A Technical Perspective
The main goal for me was to explore how this vision could be implemented. For now the project focuses on getting the integration and setup right, rather than having as many bindings as possible.
Everything starts with a new QtCreator plugin, which initializes Python bindings and then loads the user provided Python extensions. This is done by executing their Python scripts in an embedded CPython interpreter. Getting this to work requires two main things:
- Bindings (and a mechanism for loading bindings only if the relevant plugins are loaded)
- A system for discovering, and running Python extensions
Some of you may be familiar with Qt for Python. This project enables developers to create Qt applications in Python by generating Python bindings for Qt’s C++ code. To do this, it uses a binding generator called Shiboken.

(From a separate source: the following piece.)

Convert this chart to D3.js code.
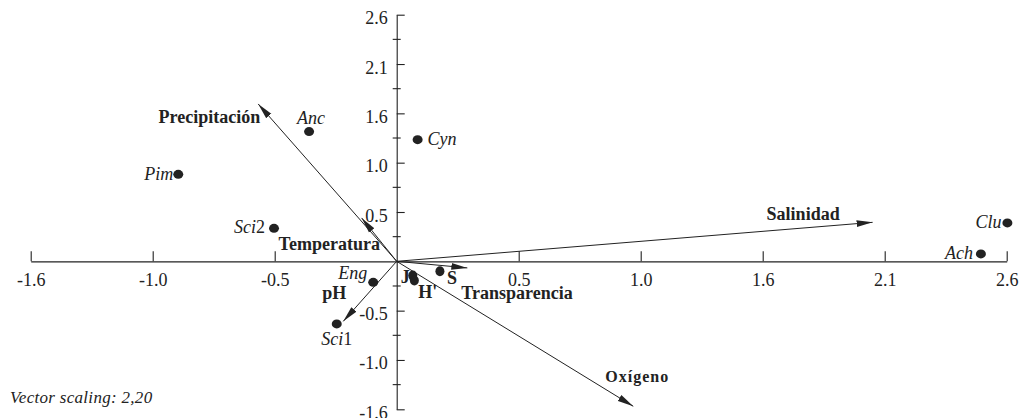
<!DOCTYPE html>
<html>
<head>
<meta charset="utf-8">
<script src="https://cdn.jsdelivr.net/npm/d3@7"></script>
<style>
  body { margin: 0; background: #fff; }
  svg text { font-family: "Liberation Serif", "DejaVu Serif", serif !important; }
</style>
</head>
<body>
<svg class="biplot" width="1021" height="418"></svg>
<script>
// species scores (axis 1, axis 2)
const speciesNames = ["Anc", "Cyn", "Pim", "Sci2", "Eng", "Sci1", "Clu", "Ach"];
const speciesX = [-0.377, 0.090, -0.940, -0.528, -0.101, -0.258, 2.628, 2.514];
const speciesY = [1.381, 1.295, 0.926, 0.351, -0.224, -0.666, 0.409, 0.079];

// diversity indices plotted as points
const indexNames = ["J", "H'", "S"];
const indexX = [0.069, 0.076, 0.186];
const indexY = [-0.152, -0.205, -0.106];

// environmental vectors (tips)
const envNames = ["Precipitación", "Temperatura", "Salinidad", "Transparencia", "Oxígeno", "pH"];
const envX = [-0.596, -0.151, 2.048, 0.304, 1.018, -0.230];
const envY = [1.675, 0.462, 0.415, -0.070, -1.543, -0.639];

// axis ticks (one step = 0.525)
const tickStep = 0.525;
const xTickIndex = [-3, -2, -1, 1, 2, 3, 4, 5];
const xTickLabels = ["-1.6", "-1.0", "-0.5", "0.5", "1.0", "1.6", "2.1", "2.6"];
const yTickIndex = [5, 4, 3, 2, 1, -1, -2, -3];
const yTickLabels = ["2.6", "2.1", "1.6", "1.0", "0.5", "-0.5", "-1.0", "-1.6"];

// label placement: [dx, dy, anchor]
const speciesLabelPos = {
  "Anc": [2, -8, "middle"], "Cyn": [10, 5.5, "start"], "Pim": [-5, 5.5, "end"],
  "Sci2": [-9, 5, "end"], "Eng": [-6, -3, "end"], "Sci1": [0, 21, "middle"],
  "Clu": [-6, 5, "end"], "Ach": [-8, 5, "end"]
};
const indexLabelPos = { "J": [-3, 7, "end"], "H'": [4, 17, "start"], "S": [7, 13, "start"] };
const envLabelPos = {
  "Precipitación": [2, 19, "end"], "Temperatura": [-83, 32, "start"],
  "Salinidad": [-106, -2, "start"], "Transparencia": [-6, 31, "start"],
  "Oxígeno": [-28, -24, "start"], "pH": [-21, -22, "start"]
};

const ink = "#222";

const svg = d3.select(".biplot");

// scales
const x = d3.scaleLinear().domain([-3 * tickStep, 5 * tickStep]).range([30.7, 1006.7]);
const y = d3.scaleLinear().domain([-3 * tickStep, 5 * tickStep]).range([409.3, 14.7]);

// arrow marker
svg.append("defs").append("marker")
  .attr("id", "head")
  .attr("viewBox", "0 0 16 8")
  .attr("refX", 16).attr("refY", 4)
  .attr("markerWidth", 16).attr("markerHeight", 8)
  .attr("markerUnits", "userSpaceOnUse")
  .attr("orient", "auto")
  .append("path")
  .attr("d", "M0,0.6 L16,4 L0,7.4 Z")
  .attr("fill", ink);

// x axis through origin, ticks going up
const xAxis = svg.append("g")
  .attr("transform", `translate(0,${y(0)})`)
  .call(d3.axisBottom(x)
    .tickValues(xTickIndex.map(i => i * tickStep))
    .tickFormat((d, i) => xTickLabels[i])
    .tickSizeInner(-10).tickSizeOuter(0).tickPadding(11.5));

// y axis through origin, ticks both sides
const yAxis = svg.append("g")
  .attr("transform", `translate(${x(0)},0)`)
  .call(d3.axisLeft(y)
    .tickValues(yTickIndex.map(i => i * tickStep))
    .tickFormat((d, i) => yTickLabels[i])
    .tickSizeInner(8).tickSizeOuter(0).tickPadding(1));
yAxis.selectAll(".tick line").attr("x2", 8);
yAxis.selectAll(".tick text").attr("dy", "0.5em");

// minor ticks on y axis
const minor = d3.range(-3, 5).map(i => (i + 0.5) * tickStep);
yAxis.selectAll("line.minor")
  .data(minor)
  .join("line")
  .attr("class", "minor")
  .attr("x1", -4).attr("x2", 4)
  .attr("y1", d => y(d)).attr("y2", d => y(d))
  .attr("stroke", ink);

[xAxis, yAxis].forEach(a => {
  a.attr("font-family", null).attr("font-size", 18);
  a.selectAll("path, line").attr("stroke", ink).attr("stroke-width", 1.1);
  a.selectAll("text").attr("fill", ink);
});

// environmental vectors
const env = envNames.map((n, i) => ({ name: n, x: envX[i], y: envY[i] }));
svg.selectAll("line.vec")
  .data(env)
  .join("line")
  .attr("class", "vec")
  .attr("x1", x(0)).attr("y1", y(0))
  .attr("x2", d => x(d.x)).attr("y2", d => y(d.y))
  .attr("stroke", ink).attr("stroke-width", 1)
  .attr("marker-end", "url(#head)");

svg.selectAll("text.vec")
  .data(env)
  .join("text")
  .attr("class", "vec")
  .attr("x", d => x(d.x) + envLabelPos[d.name][0])
  .attr("y", d => y(d.y) + envLabelPos[d.name][1])
  .attr("text-anchor", d => envLabelPos[d.name][2])
  .attr("font-weight", "bold")
  .attr("font-size", d => d.name === "Oxígeno" ? 16 : 18)
  .attr("letter-spacing", d => d.name === "Oxígeno" ? 1 : 0)
  .attr("fill", ink)
  .text(d => d.name);

// diversity index points
const idx = indexNames.map((n, i) => ({ name: n, x: indexX[i], y: indexY[i] }));
svg.selectAll("ellipse.idx")
  .data(idx)
  .join("ellipse")
  .attr("class", "idx")
  .attr("cx", d => x(d.x)).attr("cy", d => y(d.y))
  .attr("rx", 4.5).attr("ry", 5)
  .attr("fill", ink);

svg.selectAll("text.idx")
  .data(idx)
  .join("text")
  .attr("class", "idx")
  .attr("x", d => x(d.x) + indexLabelPos[d.name][0])
  .attr("y", d => y(d.y) + indexLabelPos[d.name][1])
  .attr("text-anchor", d => indexLabelPos[d.name][2])
  .attr("font-weight", "bold")
  .attr("font-size", 18)
  .attr("fill", ink)
  .text(d => d.name);

// species points
const species = speciesNames.map((n, i) => ({ name: n, x: speciesX[i], y: speciesY[i] }));
svg.selectAll("ellipse.sp")
  .data(species)
  .join("ellipse")
  .attr("class", "sp")
  .attr("cx", d => x(d.x)).attr("cy", d => y(d.y))
  .attr("rx", 5).attr("ry", 4.5)
  .attr("fill", ink);

// species labels: italic name, trailing digit upright
const spText = svg.selectAll("text.sp")
  .data(species)
  .join("text")
  .attr("class", "sp")
  .attr("x", d => x(d.x) + speciesLabelPos[d.name][0])
  .attr("y", d => y(d.y) + speciesLabelPos[d.name][1])
  .attr("text-anchor", d => speciesLabelPos[d.name][2])
  .attr("font-size", 18)
  .attr("fill", ink);
spText.append("tspan").attr("font-style", "italic").text(d => d.name.replace(/\d/g, ""));
spText.append("tspan").text(d => d.name.replace(/\D/g, ""));

// note
svg.append("text")
  .attr("x", 10).attr("y", 403)
  .attr("font-style", "italic")
  .attr("font-size", 17)
  .attr("letter-spacing", 0.3)
  .attr("fill", ink)
  .text("Vector scaling: 2,20");
</script>
</body>
</html>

To generate the bindings for QtCreators APIs, I used the same tool. This means, that on top of all the QtCreator specific bindings, anything from Qt for Python is also available from Python.
Plugins in QtCreator can be disabled by the user. Thus, we can only expose bindings for the Core plugin and things like the Utils library directly without incurring dependencies. This is quite a harsh restriction on the bindings we can use.
To circumvent this problem, any other QtCreator plugin may provide an additional library, which is then dynamically loaded by the Python extensions plugin as necessary. These libraries will eventually be provided for all plugins maintained by the QtCompany. For now, there is one example of such a library available for the Project Explorer plugin.
The Embedded Interpreter
Python extensions are nothing but a directory containing a
main.py file, which represents the entry point of the extension.
My main design goal was to make Python extensions ‘feel’ as if they were normal Python scripts, run from within their extension directory. Since all the extensions run in the same embedded Python, there is a good deal of code devoted to making sure extensions seem isolated, as well as setting the appropriate
sys.path for each extension.
This means you can do things like
import other files from your extensions directory or mess with
sys.path, just like you would with a normal Python program.
If your extensions depend on any other Python modules, there is also a facility for loading these dependencies. By including a
requirements.txt, all your dependencies are ‘pip installed’ before your extension is first run. Should you need to do any other setup before your
main.py can run, you can also provide an optional
setup.py, which is run before, and separately from, your main script.
While a lot of heavy lifting still needs to be done, the main challenges of this project are now solved. If you are interested in trying things out yourself, I highly encourage you to check out the projects git repository. There, you can also have a look at the code and a more in-depth documentation.
On top of the C++ code, build instructions and some initial documentation, you will find several examples of Python extensions that give a taste of what will be possible.